Ein Aufruf an Betroffene, sich Hilfe im Krankenhaus zu holen.

Frauennotruf Wetterau

Eine Vergewaltigung ist immer ein Notfall, sowohl für die psychische Gesundheit der Betroffenen, als auch für die körperliche Gesundheit. Viele Betroffene lassen sich jedoch nicht medizinisch versorgen, aus Scham oder Angst, dass über ihren Kopf hinweg Anzeige erstattet oder die Familie informiert wird.

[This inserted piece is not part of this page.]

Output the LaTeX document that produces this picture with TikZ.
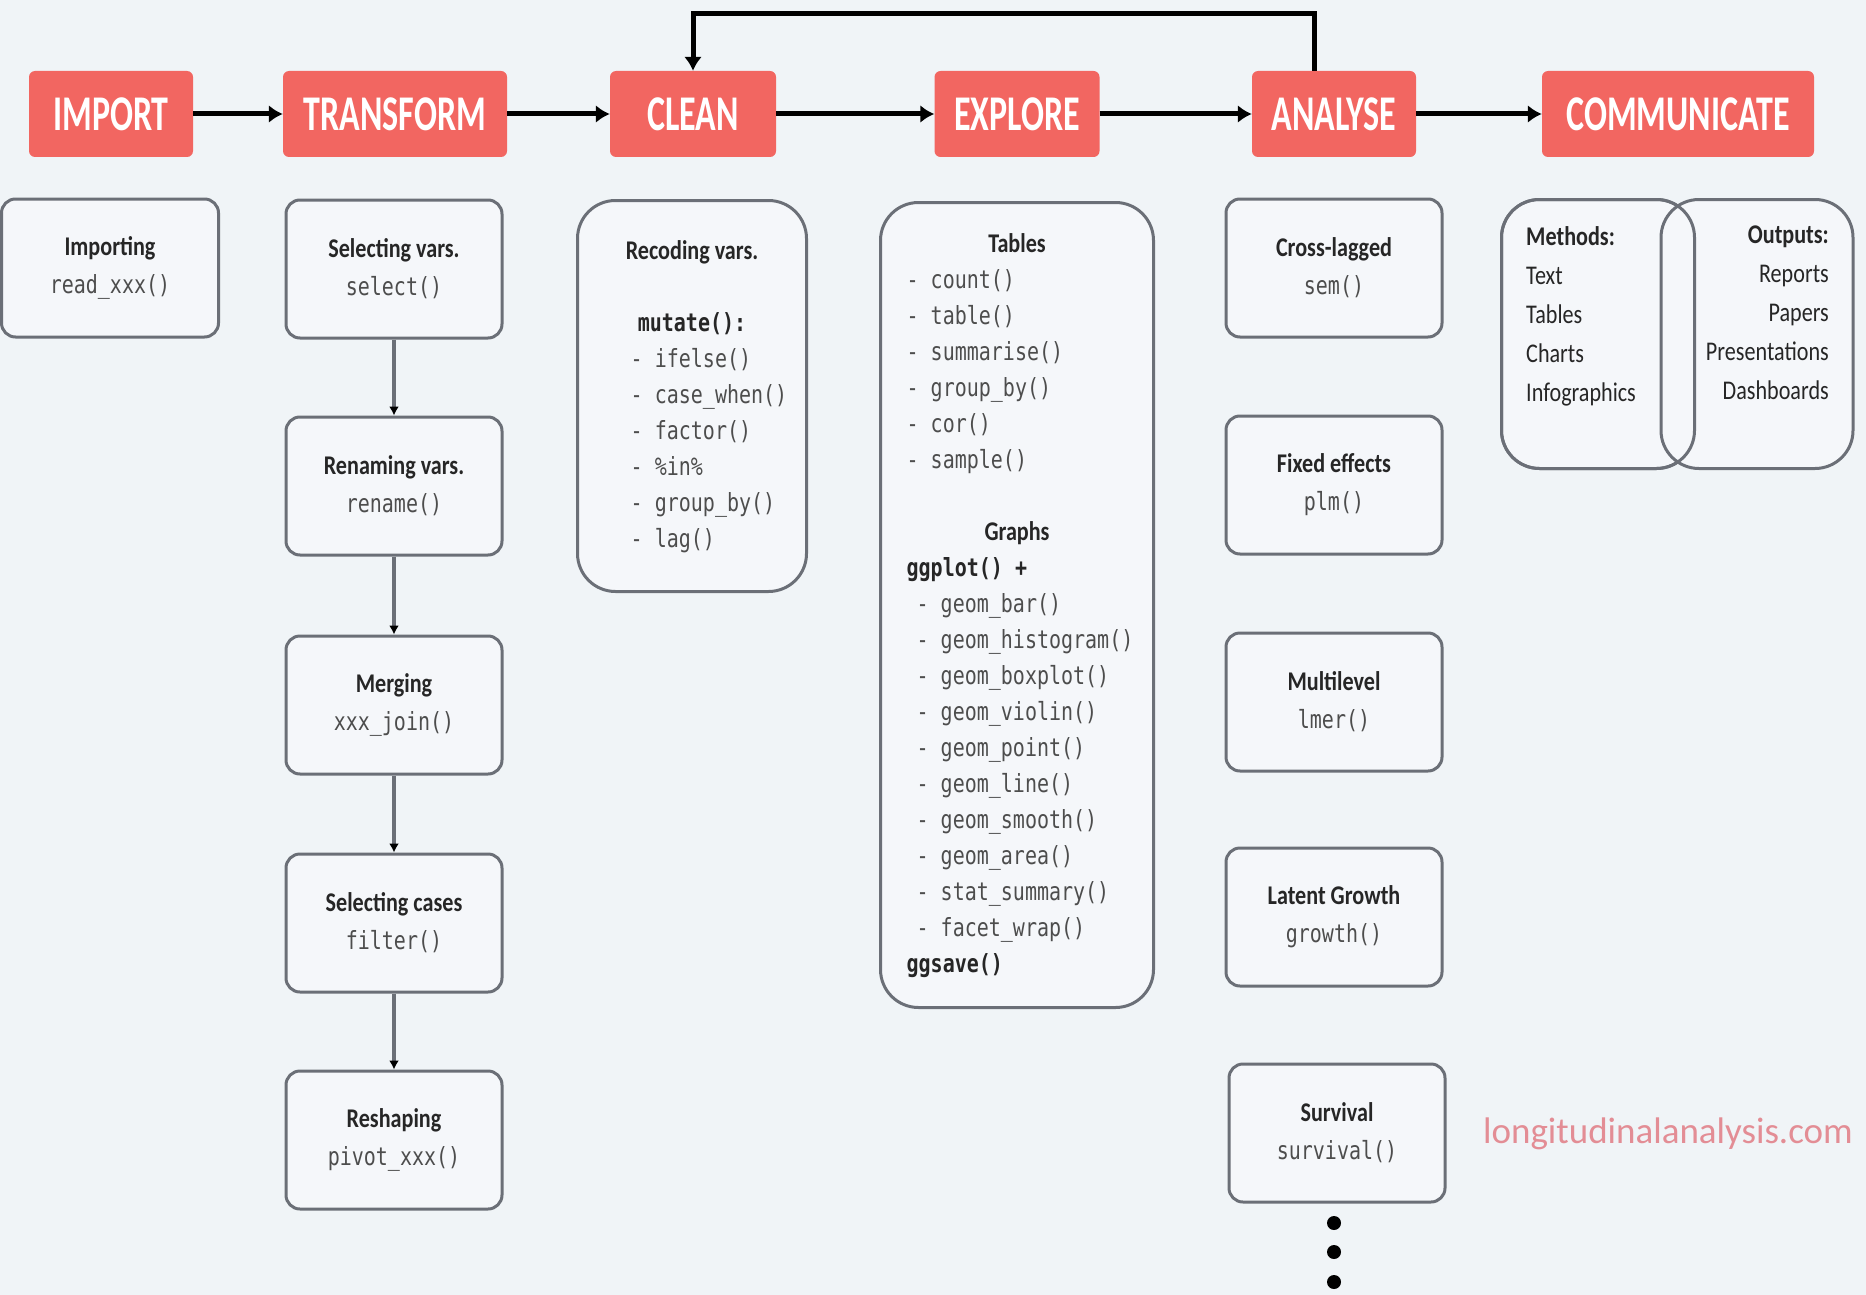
\documentclass[tikz,border=0pt]{standalone}
\usepackage{fontspec}
\setmainfont{Carlito}
\newfontfamily\titlefont[FakeStretch=0.68]{Carlito}
\newfontfamily\labelfont[FakeStretch=0.82]{Carlito}
\newfontfamily\codefont[FakeStretch=0.8]{DejaVu Sans Mono}
\usetikzlibrary{graphs,arrows.meta}

\definecolor{bgcol}{HTML}{F0F4F7}
\definecolor{stagered}{HTML}{F26661}
\definecolor{boxgray}{HTML}{6B6F77}
\definecolor{boxfill}{HTML}{F5F7FA}
\definecolor{textdark}{HTML}{262626}
\definecolor{codegray}{HTML}{4D4D4D}
\definecolor{urlred}{HTML}{E38D95}

\newcommand{\code}[1]{{\codefont\fontsize{25}{36}\selectfont\color{codegray}#1}}
\newcommand{\bcode}[1]{{\codefont\bfseries\fontsize{25}{36}\selectfont\color{textdark}#1}}
\newcommand{\colhead}[1]{\multicolumn{1}{@{}c@{}}{#1}}

\tikzset{
  stage/.style={fill=stagered, text=white, rounded corners=6pt, minimum height=86pt,
    inner xsep=0pt, font=\titlefont\bfseries\fontsize{50}{50}\selectfont},
  toolbox/.style={draw=boxgray, fill=boxfill, line width=3pt, rounded corners=14pt,
    minimum width=216pt, minimum height=138pt, align=center, text=textdark,
    font=\labelfont\fontsize{27}{38}\selectfont},
  listbox/.style={draw=boxgray, fill=boxfill, line width=3pt, rounded corners=38pt,
    inner sep=0pt, outer sep=0pt, text=textdark, font=\labelfont\fontsize{27}{36}\selectfont},
  flow/.style={draw=black, line width=5pt, -{Latex[length=14pt,width=18pt]}},
  link/.style={draw=boxgray, line width=3.5pt, -{Latex[length=9pt,width=10pt,color=black]}},
}

\begin{document}
\begin{tikzpicture}[x=1pt,y=-1pt]
  \path[use as bounding box, fill=bgcol] (0,0) rectangle (1866,1295);

  % stages
  \node[stage, minimum width=164pt] (import) at (111,114) {IMPORT};
  \node[stage, minimum width=224pt] (transform) at (395,114) {TRANSFORM};
  \node[stage, minimum width=166pt] (clean) at (693,114) {CLEAN};
  \node[stage, minimum width=165pt] (explore) at (1017,114) {EXPLORE};
  \node[stage, minimum width=164pt] (analyse) at (1334,114) {ANALYSE};
  \node[stage, minimum width=272pt] (communicate) at (1678,114) {COMMUNICATE};

  \graph[edges=flow]{
    (import) -- (transform) -- (clean) -- (explore) -- (analyse) -- (communicate)
  };
  \draw[flow] ([xshift=-20pt]analyse.north) -- ++(0,-57) -| (clean.north);

  % import
  \node[toolbox, minimum width=217pt] (importing) at (110,268) {\textbf{Importing}\\\code{read\_xxx()}};

  % transform
  \node[toolbox] (selvars) at (394,269) {\textbf{Selecting vars.}\\\code{select()}};
  \node[toolbox] (renvars) at (394,486) {\textbf{Renaming vars.}\\\code{rename()}};
  \node[toolbox] (merging) at (394,705) {\textbf{Merging}\\\code{xxx\_join()}};
  \node[toolbox] (selcases) at (394,923) {\textbf{Selecting cases}\\\code{filter()}};
  \node[toolbox] (reshaping) at (394,1140) {\textbf{Reshaping}\\\code{pivot\_xxx()}};

  \graph[edges=link]{
    (selvars) -- (renvars) -- (merging) -- (selcases) -- (reshaping)
  };

  % clean
  \node[listbox, minimum width=229pt, minimum height=391pt] (recoding) at (692,396) {%
    \begin{tabular}{@{\hspace{34pt}}l@{}}
      \colhead{\textbf{Recoding vars.}}\\
      \\
      \colhead{\bcode{mutate():}}\\
      \code{- ifelse()}\\
      \code{- case\_when()}\\
      \code{- factor()}\\
      \code{- \%in\%}\\
      \code{- group\_by()}\\
      \code{- lag()}
    \end{tabular}};

  % explore
  \node[listbox, minimum width=273pt, minimum height=805pt] (tools) at (1017,605) {%
    \begin{tabular}{@{\hspace{6pt}}l@{}}
      \colhead{\textbf{Tables}}\\
      \code{- count()}\\
      \code{- table()}\\
      \code{- summarise()}\\
      \code{- group\_by()}\\
      \code{- cor()}\\
      \code{- sample()}\\
      \\
      \colhead{\textbf{Graphs}}\\
      \bcode{ggplot() +}\\
      \hspace*{10pt}\code{- geom\_bar()}\\
      \hspace*{10pt}\code{- geom\_histogram()}\\
      \hspace*{10pt}\code{- geom\_boxplot()}\\
      \hspace*{10pt}\code{- geom\_violin()}\\
      \hspace*{10pt}\code{- geom\_point()}\\
      \hspace*{10pt}\code{- geom\_line()}\\
      \hspace*{10pt}\code{- geom\_smooth()}\\
      \hspace*{10pt}\code{- geom\_area()}\\
      \hspace*{10pt}\code{- stat\_summary()}\\
      \hspace*{10pt}\code{- facet\_wrap()}\\
      \bcode{ggsave()}
    \end{tabular}};

  % analyse
  \node[toolbox] (crosslag) at (1334,268) {\textbf{Cross-lagged}\\\code{sem()}};
  \node[toolbox] (fixed) at (1334,485) {\textbf{Fixed effects}\\\code{plm()}};
  \node[toolbox] (multilevel) at (1334,702) {\textbf{Multilevel}\\\code{lmer()}};
  \node[toolbox] (growth) at (1334,917) {\textbf{Latent Growth}\\\code{growth()}};
  \node[toolbox] (survival) at (1337,1133) {\textbf{Survival}\\\code{survival()}};

  \fill (1334,1223) circle (7pt);
  \fill (1334,1252) circle (7pt);
  \fill (1334,1282) circle (7pt);

  % communicate
  \node[listbox, minimum width=193pt, minimum height=269pt] (methods) at (1598,334) {};
  \node[listbox, minimum width=192pt, minimum height=269pt] (outputs) at (1757,334) {};
  \draw[boxgray, line width=3pt, rounded corners=38pt] (methods.south west) rectangle (methods.north east);
  \node[anchor=north west, align=left, inner sep=0pt, text=textdark,
    font=\labelfont\fontsize{27}{39}\selectfont] (methodlist) at (1526,226)
    {\textbf{Methods:}\\Text\\Tables\\Charts\\Infographics};
  \node[anchor=north east, align=right, inner sep=0pt, text=textdark,
    font=\labelfont\fontsize{27}{39}\selectfont] (outputlist) at (1829,226)
    {\textbf{Outputs:}\\Reports\\Papers\\Presentations\\Dashboards};

  \node[text=urlred, font=\fontsize{37}{40}\selectfont] (site) at (1668,1134) {longitudinalanalysis.com};
\end{tikzpicture}
\end{document}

Die medizinische Erstversorgung ist jedoch sehr wichtig, betont Christa Mansky vom Frauen-Notruf Wetterau: »Es besteht die Gefahr von Verletzungen oder einer Schwangerschaft. Zudem sollte abgeklärt werden, ob sexuell übertragbare Krankheiten vorliegen.«
Der Frauen-Notruf koordiniert seit 2015 das Projekt der medizinischen Soforthilfe nach Vergewaltigung im Wetteraukreis und bietet betroffenen Frauen psychosoziale Unterstützung und Beratung an. Im Hochwaldkrankenhaus in Bad Nauheim können sich Frauen und Männer (auch Minderjährige) medizinisch versorgen und auf Wunsch die Spuren gerichtsfest sichern lassen. Die Spuren werden anonymisiert für ein Jahr aufbewahrt, sodass sich die Betroffenen nicht sofort für oder gegen eine Strafanzeige entscheiden müssen. Die behandelnden Ärztinnen und Ärzte unterliegen der Schweigepflicht, das heißt, die Polizei wird nicht ohne Einverständnis der Betroffenen informiert.
Bis Anfang Dezember versorgte das Hochwaldkrankenhaus neun Frauen im vergangenen Jahr. Die Betroffenen waren zwischen 15 und 41 Jahren alt, sieben von ihnen entschieden sich für eine Spurensicherung. Bei der Spurensicherung spielt die Zeit eine sehr wichtige Rolle, da die Spuren zum Teil nur wenige Tage nachweisbar sind. Daher sollten sich Betroffene, so schwer es auch fallen mag, zeitnah an das Krankenhaus wenden und auf eine Dusche oder einen Kleidungswechsel möglichst verzichten. »Niemand muss allein ins Krankenhaus gehen, man kann zum Beispiel eine Freundin zur Unterstützung mitnehmen. Wir bieten auch Begleitungen an und können Fragen zum Untersuchungsablauf beantworten«, sagt Christa Mansky.
In den meisten Fällen kannten die Frauen den Täter bereits im Vorfeld und die Vergewaltigung fand überwiegend im privaten Umfeld und nicht im öffentlichen Raum statt. »Die Zahlen belegen, was in der Wissenschaft und Praxis seit Jahren bekannt ist: die Vorstellung vom dunklen Park oder der Unterführung als gefährlichster Ort für eine Frau ist ein Mythos. Natürlich finden auch dort Gewalttaten statt, aber die größte Gefahr besteht im privaten Umfeld der Frauen und Mädchen«, erklärt Christa Mansky.